Selon vous, quels sont les défis qu’il reste à relever ?

Beaucoup reste encore à faire pour mettre en oeuvre la Convention. Car même là où des progrès avaient été réalisés, la crise économique a introduit des risques de régression. Dans certains pays européens, il existait des programmes sociaux qui petit à petit avaient facilité la participation des personnes handicapées, mais aujourd’hui leurs droits y sont en danger. Cela donne aussi un mauvais exemple aux autres pays. Un autre risque est que certains Etats ratifient la Convention mais ne remplissent pas leurs obligations. Habituellement, le comité fait le point sur les progrès réalisés dans la mise en oeuvre de la Convention et donne ensuite ses recommandations. Mais certains font la sourde oreille, d’autres ont l’impression que cela interfère avec leur souveraineté. Ce sont de réels dangers, mais c’est là que la société civile a un rôle important à jouer, celui de contraindre les gouvernements à agir.

 

Quels sont vos espoirs/vos recommandations pour l’avenir ?

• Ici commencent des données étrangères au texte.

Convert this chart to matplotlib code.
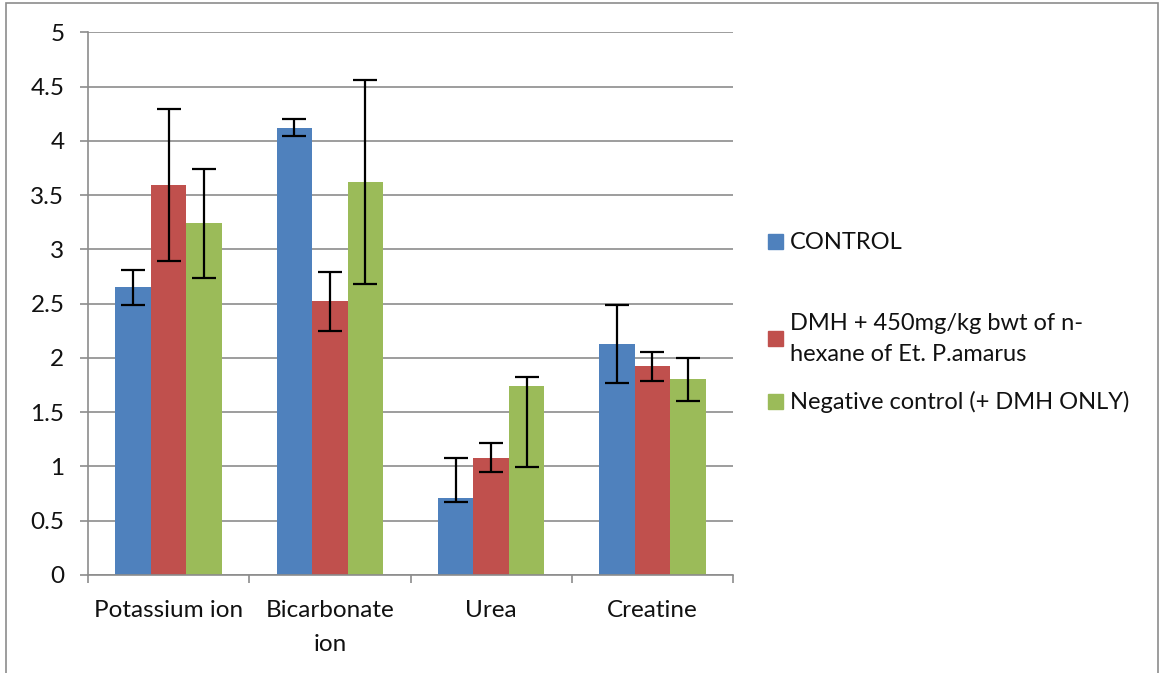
import numpy as np
import matplotlib.pyplot as plt
from matplotlib.patches import Rectangle

plt.rcParams['font.family'] = ['Lato', 'DejaVu Sans']

categories = ["Potassium ion", "Bicarbonate\nion", "Urea", "Creatine"]
series = ["CONTROL",
          "DMH + 450mg/kg bwt of n-\nhexane of Et. P.amarus",
          "Negative control (+ DMH ONLY)"]
colors = ["#4F81BD", "#C0504D", "#9BBB59"]

control = [2.65, 4.12, 0.71, 2.13]
dmh_extract = [3.59, 2.52, 1.08, 1.92]
negative = [3.24, 3.62, 1.74, 1.80]

# error bars (lower, upper)
control_err = [[0.16, 0.08, 0.04, 0.36], [0.16, 0.08, 0.37, 0.36]]
dmh_err = [[0.70, 0.27, 0.135, 0.13], [0.70, 0.27, 0.135, 0.13]]
negative_err = [[0.50, 0.94, 0.75, 0.20], [0.50, 0.94, 0.08, 0.20]]

values = [control, dmh_extract, negative]
errors = [control_err, dmh_err, negative_err]

W, H = 1161, 673
fig = plt.figure(figsize=(W / 100, H / 100), dpi=100)
ax = fig.add_axes([88 / W, 1 - 574.8 / H, (733 - 88) / W, (574.8 - 32.3) / H])

grid_c = "#8c8c8c"
x = np.arange(len(categories))
bw = 0.22
for i, (vals, err, c) in enumerate(zip(values, errors, colors)):
    ax.bar(x + (i - 1) * bw, vals, bw, color=c, zorder=2,
           yerr=np.array(err), capsize=8.5,
           error_kw=dict(ecolor="black", elinewidth=1.6, capthick=1.6, zorder=3))

ax.set_xlim(-0.5, len(categories) - 0.5)
ax.set_ylim(0, 5)
ax.set_yticks(np.arange(0, 5.01, 0.5))
ax.set_yticklabels(["0", "0.5", "1", "1.5", "2", "2.5", "3", "3.5", "4", "4.5", "5"])
ax.yaxis.grid(True, color=grid_c, linewidth=1.2, zorder=0)
ax.set_axisbelow(True)

ax.set_xticks(x)
ax.set_xticklabels(categories, linespacing=1.75)
ax.set_xticks(np.arange(-0.5, len(categories), 1.0), minor=True)
ax.tick_params(axis="x", which="major", length=0, pad=18, labelsize=17.5,
               labelcolor="#111111")
ax.tick_params(axis="x", which="minor", length=6, width=1.2, color=grid_c)
ax.tick_params(axis="y", length=6, width=1.2, color=grid_c, pad=11, labelsize=17.5,
               labelcolor="#111111")

for s in ["top", "right"]:
    ax.spines[s].set_visible(False)
for s in ["left", "bottom"]:
    ax.spines[s].set_color(grid_c)
    ax.spines[s].set_linewidth(1.2)

# legend placed by hand like Excel spreads it
leg_y = [242, 339, 402]
for name, c, yy in zip(series, colors, leg_y):
    fig.patches.append(Rectangle((768 / W, 1 - (yy + 7) / H), 15 / W, 15 / H,
                                 transform=fig.transFigure, color=c))
    fig.text(790 / W, 1 - yy / H, name, va="center", ha="left",
             fontsize=17, linespacing=1.55, color="#111111")

# outer chart border
fig.patches.append(Rectangle((6 / W, -0.02), (1158 - 6) / W, 1.02 - 3 / H,
                             transform=fig.transFigure, fill=False,
                             edgecolor=grid_c, linewidth=1.2))

fig.savefig("out.png", dpi=100)
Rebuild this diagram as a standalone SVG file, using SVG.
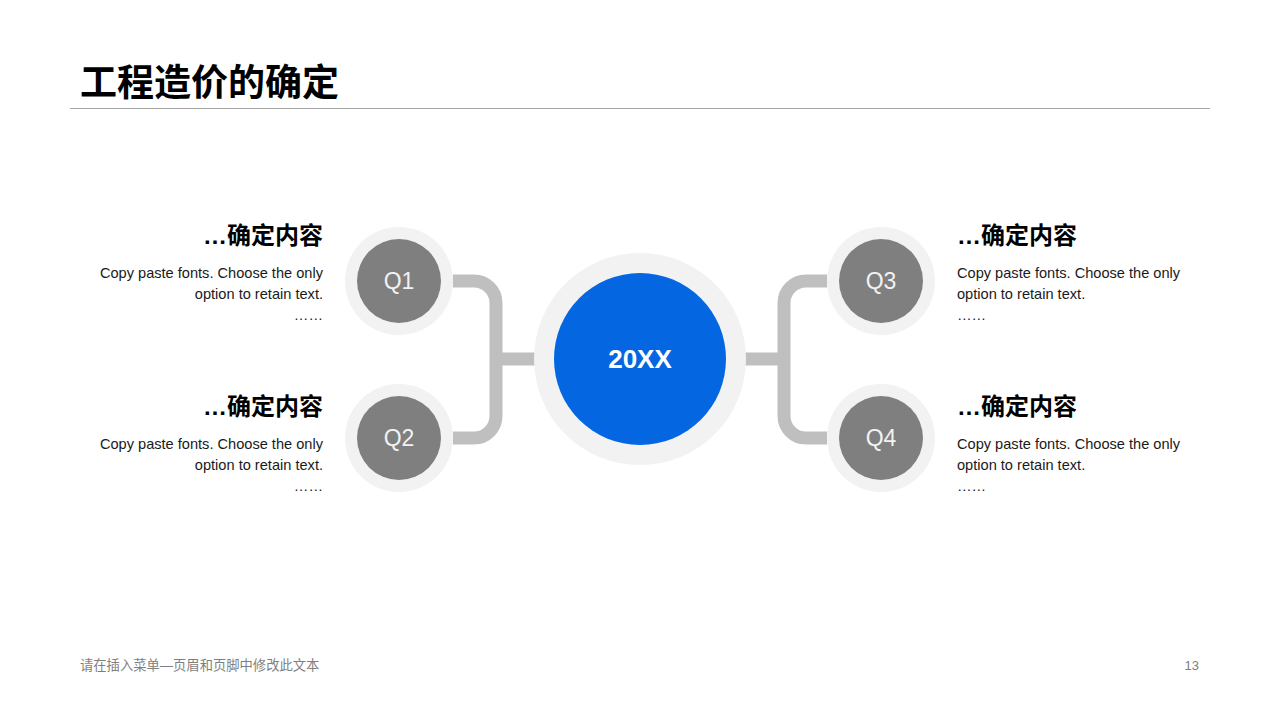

Nos espoirs reposent essentiellement sur la société civile. Plus la société civile présentera de revendications, plus il y aura de progrès. Si elle reste passive, le gouvernement fera cavalier seul. Il est important également que les personnes handicapées accèdent à des postes de décision. Dans mon pays, la société civile s’occupe de tout, mais ce serait beaucoup plus facile d’avoir une personne qui se consacre exclusivement aux droits des personnes handicapées. Je veux prendre pour exemple les avancées obtenues par les associations de femmes en termes de représentation politique; à tel point qu’il est rare aujourd’hui que les droits des femmes ne soient pas pris en compte. C’est un message fort d’encouragement de la société civile à s’émanciper, à participer et à s’intéresser à l’interêt général public. Nous avons souvent tendance à nous concentrer sur des sujets spécifiques en fonction de nos propres intérêts. Je pense que nous devons être plus stratégiques et envisager la politique de manière globale et considérer les droits humains comme essentiels. Je pense que le mouvement des personnes handicapées doit prendre en compte l’objectif de parité des sexes et intégrer les intérêts des groupes les plus victimes de discriminations au sein de la société, tels que les enfants, les personnes âgées et les indigènes. Même si la Convention offre cette analyse intersectionnelle, je sens que les personnes handicapées ont encore du mal à englober d’autres luttes.